There is a serious concern among many in India that
Narendra Modi may become the next Prime Minister. This concerns stems primarily
because of his unapologetic advocacy of the Hindutva ideology and his resolute
refusal to apologize (or be remorseful) for the massacre of Muslims in Gujarat
in 2002.
The media was abuzz all of last week as some of the biggest
names of India’s business world gathered together to shower encomiums on him
for his “spectacular achievements,” with the Congress spokesperson reminding
the world that the German corporate sector shared a similar fascination for
Hitler in the 1930s, and while doing so conveniently forgetting the party’s
instrumentality in at least two equally gruesome massacres in the past.
The social media was fervently discussing ‘isms’. A
particularly interesting debate involved capitalism and how the “capital class” in India by endorsing Modi is encouraging communalism.
The ideologies that espoused class struggle became obsolete
because they fell short of two fundamentals requirements of human life –
freedom and development.
The proponents of the ideologies claim that they remain
relevant even today and protest that it was the practice of these ideals that
subverted freedom and failed to deliver the promise of development.
Perhaps, they are not wrong.
Individual freedom is at the heart of this debate, and was at
the basis of the differences between two eminent French writers Andre Gide
(1869-1951) and Roman Rolland (1866-1944).
Both supported communism – Gide briefly and Rolland during
his lifetime.
Rolland is known in India because of his association with
Mahatma Gandhi and Rabindranath Tagore, and because Swami Vivekananda’s
interpretation of the Vedanta influenced him. Along with Leo Tolstoy and
Gandhi, Rolland was a firm believer in non-violent non-cooperation.

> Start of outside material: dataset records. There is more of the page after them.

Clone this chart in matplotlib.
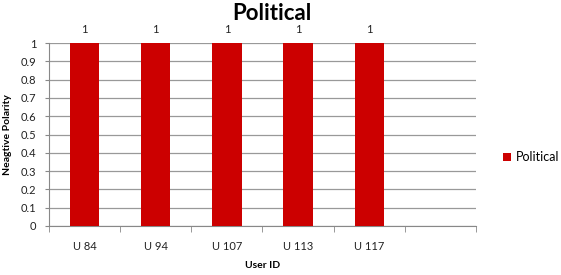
import matplotlib
matplotlib.use("Agg")
import matplotlib.pyplot as plt
import numpy as np

categories = ["U 84", "U 94", "U 107", "U 113", "U 117", ""]
values = [1, 1, 1, 1, 1, None]
series_name = "Political"

plt.rcParams['font.family'] = ['Lato', 'DejaVu Sans']

fig = plt.figure(figsize=(5.61, 2.75), dpi=100)
ax = fig.add_axes([49/561, 1-226/275, (476-49)/561, (226-43)/275])

x = np.arange(len(categories))
vals = [v if v is not None else 0 for v in values]
mask = [v is not None for v in values]
bars = ax.bar(x[mask], np.array(vals)[mask], width=0.41, color="#CC0000", label=series_name, zorder=3)
for xi, v in zip(x[mask], np.array(vals)[mask]):
    ax.annotate(f"{v:g}", (xi, v), xytext=(0, 6), textcoords="offset points",
                ha="center", va="bottom", fontsize=8, color="#222222", annotation_clip=False)

ax.set_xlim(-0.5, len(categories) - 0.5)
ax.set_ylim(0, 1)
ax.set_yticks(np.arange(0, 1.01, 0.1))
ax.set_yticklabels(["0"] + [f"{t:.1f}" for t in np.arange(0.1, 0.95, 0.1)] + ["1"])
ax.yaxis.grid(True, color="#999999", linewidth=0.9, zorder=0)
ax.set_xticks(x)
ax.set_xticklabels(categories)
ax.set_xticks(np.arange(-0.5, len(categories), 1), minor=True)
ax.tick_params(axis="x", which="major", length=0, pad=11, labelsize=8, labelcolor="#222222")
ax.tick_params(axis="x", which="minor", length=4, color="#888888")
ax.tick_params(axis="y", length=3, color="#888888", labelsize=8, labelcolor="#222222", pad=6)
for s in ["top", "right"]:
    ax.spines[s].set_visible(False)
ax.spines["left"].set_color("#888888")
ax.spines["bottom"].set_color("#888888")

fig.text(272/561, 1-20/275, "Political", ha="center", va="baseline", fontsize=16, fontweight="bold")
fig.text(263/561, 1-265/275, "User ID", ha="center", va="center", fontsize=7.5, fontweight="bold")
fig.text(8/561, 1-135/275, "Neagtive Polarity", ha="center", va="center", rotation=90, fontsize=7.5, fontweight="bold")

leg = fig.legend(handles=[bars], labels=[series_name], loc="center left",
                 bbox_to_anchor=(492/561, 1-157/275), frameon=False, fontsize=9,
                 handlelength=0.6, handleheight=0.6, handletextpad=0.4)

fig.savefig("out.png", dpi=100)
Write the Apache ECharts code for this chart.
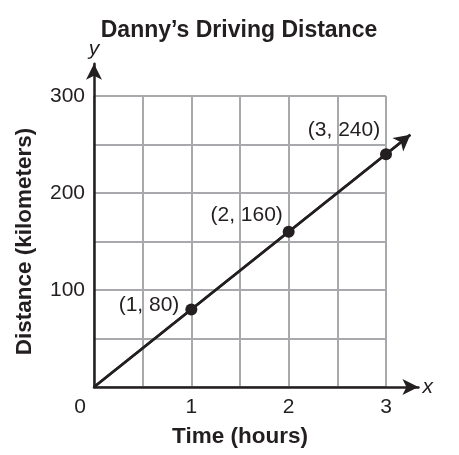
<!DOCTYPE html>
<html><head><meta charset="utf-8">
<script src="https://cdn.jsdelivr.net/npm/echarts@6/dist/echarts.min.js"></script>
<style>html,body{margin:0;padding:0;background:#fff}#c{width:459px;height:455px}</style>
</head><body><div id="c"></div>
<script>
const title = "Danny\u2019s Driving Distance";
const xName = "Time (hours)";
const yName = "Distance (kilometers)";
const hours = [1, 2, 3];
const distances = [80, 160, 240];
const lineStart = [0, 0];
const lineEnd = [3.25, 260];
const xTicks = [0, 1, 2, 3];
const yTicks = [100, 200, 300];

const ink = '#231f20';
const font = 'Liberation Sans, Arial, sans-serif';
const labelPos = [
  {position: 'left', distance: 6, offset: [0, -4]},
  {position: 'top', distance: 0, offset: [-42, 0]},
  {position: 'top', distance: 7, offset: [-42, 0]}
];

const chart = echarts.init(document.getElementById('c'));
chart.setOption({
  animation: false,
  title: {text: title, left: 234, top: 14, textAlign: 'center',
    textStyle: {fontFamily: font, fontSize: 23, fontWeight: 'bold', color: ink}},
  grid: [
    {left: 94, top: 96, width: 292, height: 291},
    {left: 94, top: 96 - 291 / 9, width: 292 * 10 / 9, height: 291 * 10 / 9}
  ],
  xAxis: [
    {gridIndex: 0, type: 'value', min: 0, max: 3, interval: 0.5,
     axisLine: {show: false}, axisTick: {show: false},
     splitLine: {show: true, lineStyle: {color: '#a7a9ac', width: 2}},
     axisLabel: {margin: 10, fontFamily: font, fontSize: 21, color: ink,
       formatter: v => xTicks.includes(v) ? (v === 0 ? '{o|0}' : String(v)) : '',
       rich: {o: {fontFamily: font, fontSize: 21, color: ink, padding: [0, 28, 0, 0]}}},
     name: xName, nameLocation: 'middle', nameGap: 38,
     nameTextStyle: {fontFamily: font, fontSize: 22.5, fontWeight: 'bold', color: ink}},
    {gridIndex: 1, type: 'value', min: 0, max: 10 / 3,
     axisLine: {show: true, symbol: ['none', 'arrow'], symbolSize: [12, 16], lineStyle: {color: ink, width: 2.5}},
     axisTick: {show: false}, axisLabel: {show: false}, splitLine: {show: false},
     name: 'x', nameLocation: 'end', nameGap: 4,
     nameTextStyle: {fontFamily: font, fontSize: 21, fontStyle: 'italic', color: ink}}
  ],
  yAxis: [
    {gridIndex: 0, type: 'value', min: 0, max: 300, interval: 50,
     axisLine: {show: false}, axisTick: {show: false},
     splitLine: {show: true, lineStyle: {color: '#a7a9ac', width: 2}},
     axisLabel: {margin: 9, fontFamily: font, fontSize: 21, color: ink,
       formatter: v => yTicks.includes(v) ? String(v) : ''},
     name: yName, nameLocation: 'middle', nameGap: 58, nameRotate: 90,
     nameTextStyle: {fontFamily: font, fontSize: 22.5, fontWeight: 'bold', color: ink}},
    {gridIndex: 1, type: 'value', min: 0, max: 1000 / 3,
     axisLine: {show: true, symbol: ['none', 'arrow'], symbolSize: [12, 16], lineStyle: {color: ink, width: 2.5}},
     axisTick: {show: false}, axisLabel: {show: false}, splitLine: {show: false},
     name: 'y', nameLocation: 'end', nameGap: 4,
     nameTextStyle: {fontFamily: font, fontSize: 21, fontStyle: 'italic', color: ink}}
  ],
  series: [
    {type: 'line', xAxisIndex: 1, yAxisIndex: 1, data: [lineStart, lineEnd],
     showSymbol: false, lineStyle: {color: ink, width: 2.5}, z: 3,
     markLine: {silent: true, symbol: ['none', 'arrow'], symbolSize: [13, 16],
       label: {show: false}, lineStyle: {color: ink, width: 2.5, type: 'solid'},
       data: [[{coord: lineStart}, {coord: lineEnd}]]}},
    {type: 'scatter', xAxisIndex: 1, yAxisIndex: 1, symbol: 'circle', symbolSize: 12,
     itemStyle: {color: ink, opacity: 1}, z: 4,
     data: hours.map((h, i) => ({value: [h, distances[i]],
       label: Object.assign({show: true, formatter: `(${h}, ${distances[i]})`,
         fontFamily: font, fontSize: 21, color: ink}, labelPos[i])}))}
  ]
});
</script></body></html>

Rolland was an early advocate of the Soviet Union and its
form of communism. He remained a lifelong supporter (surprisingly) even of
Joseph Stalin.
It may said in his defense – if it is necessary – that the
worst excesses of Stalinism remained concealed until Rolland’s death, and the
West took note of the autocratic intolerance of the Soviet state only after the
Second World War ended.
On the other hand, Gide supported Soviet Communism for a
brief period but rejected it after a visit to Soviet Union in 1937.
Frederick John Harris’s Andre Gide and Romain Rolland Two
Men Divided details the differences between these two French writers over many
issues including the most crucial one – the interpretation of what constitutes
art.
The book also discusses the different interpretation they
gave to the role of the individual and individual morality in a society, and
how the communist ideology as practised in the then Soviet Union dealt with
this crucial question.
Harris notes, “…both believed that the communist revolution
would necessarily achieve harmony and the general well-being of humanity, for
this was mankind’s destiny and its truth. Both recognized the value and the
necessity of liberty in a well-developed society, and both knew before going to
Russia that Soviet society would not in all respects live up to their own
personal aspirations. Rolland, however, returned convinced just as he was
before his departure, that despite all, Soviet Russia was on the right track;
Andre Gide returned with the impression that the Soviet experiment had derailed
somewhere along the line.”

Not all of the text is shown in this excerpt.